I was curious to see how many people were actually driving around with low tire pressure, so I spent a couple hours at my office complex reading the tire pressure of the cars in the parking lot. Only 2 out of 78 cars had low tire pressure (which I defined to be 3 psi < recommended), but 11 cars actually had 5 psi greater than recommended pressure. The other 65 cars were within -3 to +5 psi of recommended. Arguments should be made with facts that are supported by data. It seems that politics has diluted the reason of normally clear-minded people.

Graham Glass

Hi David,

While I of course agree that recommendations should be based on data, it's also very possible that your sampling is not statistically significant. For example, it's possible that urban professionals take better care of their cars.

Cheers,
Graham

David Weber

Hi Graham,

We should all keep our cars tuned for efficient operation, but to suggest that putting air in our tires will solve our energy problems is silly.

A better idea (IMO) is to provide incentives for businesses to enable/allow some of their employees to work from home.

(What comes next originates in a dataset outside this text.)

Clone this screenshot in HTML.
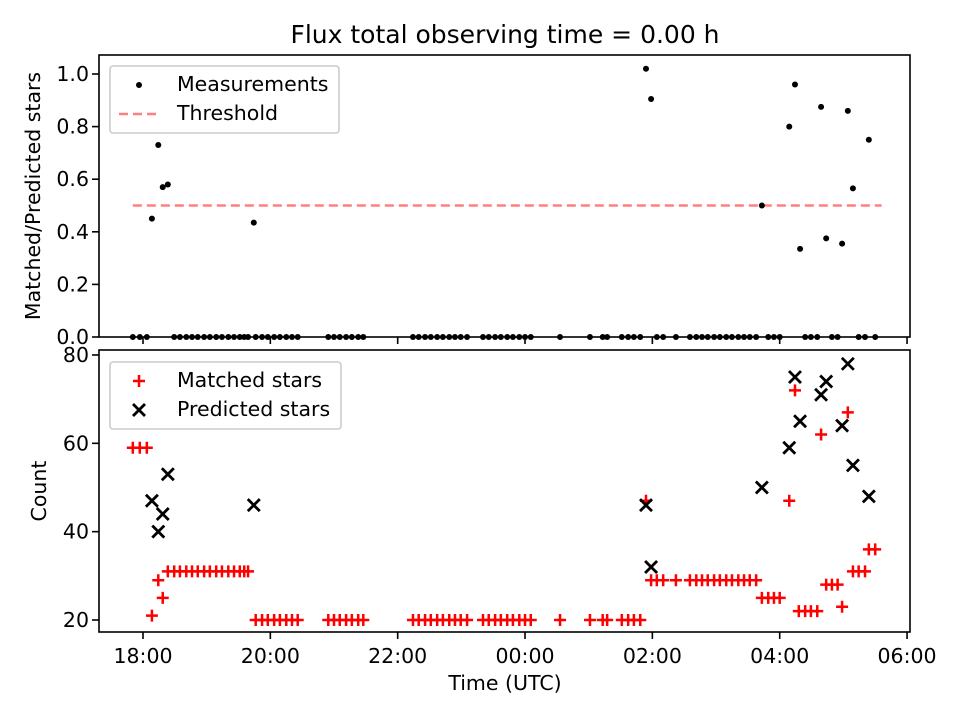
<!DOCTYPE html>
<html><head><meta charset="utf-8"><style>
body{margin:0;background:#fff}
svg text{font-family:"DejaVu Sans","Liberation Sans",sans-serif;fill:#000}
</style></head><body>
<svg id="chart" width="960" height="720" xmlns="http://www.w3.org/2000/svg"></svg>
<script>
// Data (times in hours after 18:00 UTC)
const mTimes=[-0.16,-0.05,0.06,0.14,0.24,0.31,0.39,0.49,0.58,0.68,0.77,0.86,0.96,1.05,1.15,1.24,1.34,1.43,1.52,1.59,1.65,1.77,1.87,1.96,2.06,2.15,2.25,2.34,2.43,2.91,3.0,3.09,3.19,3.28,3.38,3.46,4.24,4.33,4.43,4.52,4.62,4.71,4.81,4.9,4.99,5.09,5.34,5.43,5.53,5.62,5.72,5.81,5.91,6.0,6.09,6.55,7.02,7.22,7.29,7.52,7.62,7.71,7.81,7.90,7.98,8.07,8.17,8.37,8.59,8.69,8.78,8.87,8.97,9.06,9.16,9.25,9.35,9.44,9.53,9.63,9.72,9.82,9.91,10.0,10.15,10.24,10.3,10.4,10.49,10.59,10.65,10.73,10.82,10.91,10.98,11.07,11.15,11.24,11.34,11.4,11.5];
const mVals=[59,59,59,21,29,25,31,31,31,31,31,31,31,31,31,31,31,31,31,31,31,20,20,20,20,20,20,20,20,20,20,20,20,20,20,20,20,20,20,20,20,20,20,20,20,20,20,20,20,20,20,20,20,20,20,20,20,20,20,20,20,20,20,47,29,29,29,29,29,29,29,29,29,29,29,29,29,29,29,29,25,25,25,25,47,72,22,22,22,22,62,28,28,28,23,67,31,31,31,36,36];
const pTimes=[0.14,0.24,0.31,0.39,1.74,7.90,7.98,9.72,10.15,10.24,10.32,10.65,10.73,10.98,11.07,11.15,11.40];
const pVals=[47,40,44,53,46,46,32,50,59,75,65,71,74,64,78,55,48];
const rTimes=[0.14,0.24,0.31,0.39,1.74,7.90,7.98,9.72,10.15,10.24,10.32,10.65,10.73,10.98,11.07,11.15,11.40];
const rVals=[0.45,0.73,0.57,0.58,0.435,1.02,0.905,0.5,0.80,0.96,0.335,0.875,0.375,0.355,0.86,0.565,0.75];
const zeroTimes=mTimes.filter(t=>!rTimes.some(r=>Math.abs(r-t)<0.03));
const xTickVals=[0,2,4,6,8,10,12];
const xTickLabels=["18:00","20:00","22:00","00:00","02:00","04:00","06:00"];
const topTicks=[0,0.2,0.4,0.6,0.8,1.0];
const botTicks=[20,40,60,80];
const threshold=0.5;

const NS="http://www.w3.org/2000/svg";
const svg=document.getElementById('chart');
function mk(tag,attrs,parent){const e=document.createElementNS(NS,tag);for(const k in attrs)e.setAttribute(k,attrs[k]);(parent||svg).appendChild(e);return e;}
const L=99,R=910;
const X=h=>143+h*63.67;
const T0=337,TTOP=55; const yT=v=>337-v*263;
const B0=632,BTOP=350; const yB=v=>620-(v-20)*4.417;
const FS='20.5px';

// title
let t=mk('text',{x:505,y:43,'text-anchor':'middle','font-size':'25px'});t.textContent='Flux total observing time = 0.00 h';



// threshold
let th=mk('line',{x1:X(-0.16),x2:X(11.6),y1:yT(threshold),y2:yT(threshold),stroke:'#ff7f7f','stroke-width':2.5,'stroke-dasharray':'9,5'});



// measurements
zeroTimes.forEach(tm=>{const c=mk('circle',{cx:X(tm),cy:yT(0),r:3,fill:'#000'});

});
rTimes.forEach((tm,i)=>{const c=mk('circle',{cx:X(tm),cy:yT(rVals[i]),r:3,fill:'#000'});

});

// matched
mTimes.forEach((tm,i)=>{const x=X(tm),y=yB(mVals[i]);const p=mk('path',{d:`M${x-6},${y}h12M${x},${y-6}v12`,stroke:'#f00','stroke-width':2.5,fill:'none'});

});
// predicted
pTimes.forEach((tm,i)=>{const x=X(tm),y=yB(pVals[i]);const p=mk('path',{d:`M${x-6},${y-6}l12,12M${x-6},${y+6}l12,-12`,stroke:'#000','stroke-width':2.8,fill:'none'});

});

// axes frames
const f1=mk('rect',{x:L,y:TTOP,width:R-L,height:T0-TTOP,fill:'none',stroke:'#000','stroke-width':1.6});


const f2=mk('rect',{x:L,y:BTOP,width:R-L,height:B0-BTOP,fill:'none',stroke:'#000','stroke-width':1.6});



// x ticks
xTickVals.forEach((v,i)=>{const x=X(v);
mk('line',{x1:x,x2:x,y1:T0,y2:T0+7,stroke:'#000','stroke-width':1.6});
mk('line',{x1:x,x2:x,y1:B0,y2:B0+7,stroke:'#000','stroke-width':1.6});
const tx=mk('text',{x:x,y:663,'text-anchor':'middle','font-size':FS});tx.textContent=xTickLabels[i];

});
topTicks.forEach(v=>{const y=yT(v);mk('line',{x1:L-7,x2:L,y1:y,y2:y,stroke:'#000','stroke-width':1.6});
const tx=mk('text',{x:L-10,y:y+7,'text-anchor':'end','font-size':FS});tx.textContent=v.toFixed(1);

});
botTicks.forEach(v=>{const y=yB(v);mk('line',{x1:L-7,x2:L,y1:y,y2:y,stroke:'#000','stroke-width':1.6});
const tx=mk('text',{x:L-10,y:y+7,'text-anchor':'end','font-size':FS});tx.textContent=v;

});

// axis titles
let a=mk('text',{x:505,y:690,'text-anchor':'middle','font-size':FS});a.textContent='Time (UTC)';


a=mk('text',{x:0,y:0,'text-anchor':'middle','font-size':FS,transform:'translate(40,196) rotate(-90)'});a.textContent='Matched/Predicted stars';


a=mk('text',{x:0,y:0,'text-anchor':'middle','font-size':FS,transform:'translate(46,491) rotate(-90)'});a.textContent='Count';



// legends
let lg=mk('g',{});


mk('rect',{x:110,y:66,width:229,height:67,rx:3,fill:'#fff','fill-opacity':0.8,stroke:'#ccc','stroke-width':1.6},lg);
mk('circle',{cx:139,cy:85,r:3,fill:'#000'},lg);
let lt=mk('text',{x:177,y:91,'font-size':FS},lg);lt.textContent='Measurements';


mk('line',{x1:119,x2:161,y1:114,y2:114,stroke:'#ff7f7f','stroke-width':2.5,'stroke-dasharray':'9,5'},lg);
lt=mk('text',{x:177,y:120,'font-size':FS},lg);lt.textContent='Threshold';



lg=mk('g',{});


mk('rect',{x:110,y:362,width:231,height:67,rx:3,fill:'#fff','fill-opacity':0.8,stroke:'#ccc','stroke-width':1.6},lg);
mk('path',{d:'M133,381h12M139,375v12',stroke:'#f00','stroke-width':2.5},lg);
lt=mk('text',{x:177,y:387,'font-size':FS},lg);lt.textContent='Matched stars';


mk('path',{d:'M133,404l12,12M133,416l12,-12',stroke:'#000','stroke-width':2.8},lg);
lt=mk('text',{x:177,y:416,'font-size':FS},lg);lt.textContent='Predicted stars';


</script>
</body></html>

If we took 25% of the cars out of the daily commute, we'd reduce our energy consumption and our carbon emissions dramatically.

Of course, the US still needs to become energy independent if it wants any sense of security from rogue countries.

Cheers,
David

Graham Glass

Hi David,

Barack Obama never said that putting air in our tires will solve our energy problems.

He made his remark about tire pressure while he was outlining his overall energy policy and someone in the audience asked how everyday Americans could help the country to conserve energy.

I agree with you that working from home would help, but of course the long term solution as you point out is to adopt new clean energy sources.

Cheers,
Graham

David Weber

I think this concept has some potential:

http://zeropollutionmotors.us/

What do you think? Where do we get the electricity for it? Nuclear make the most sense to me! There's a lot of potential energy stored in chemical bonds.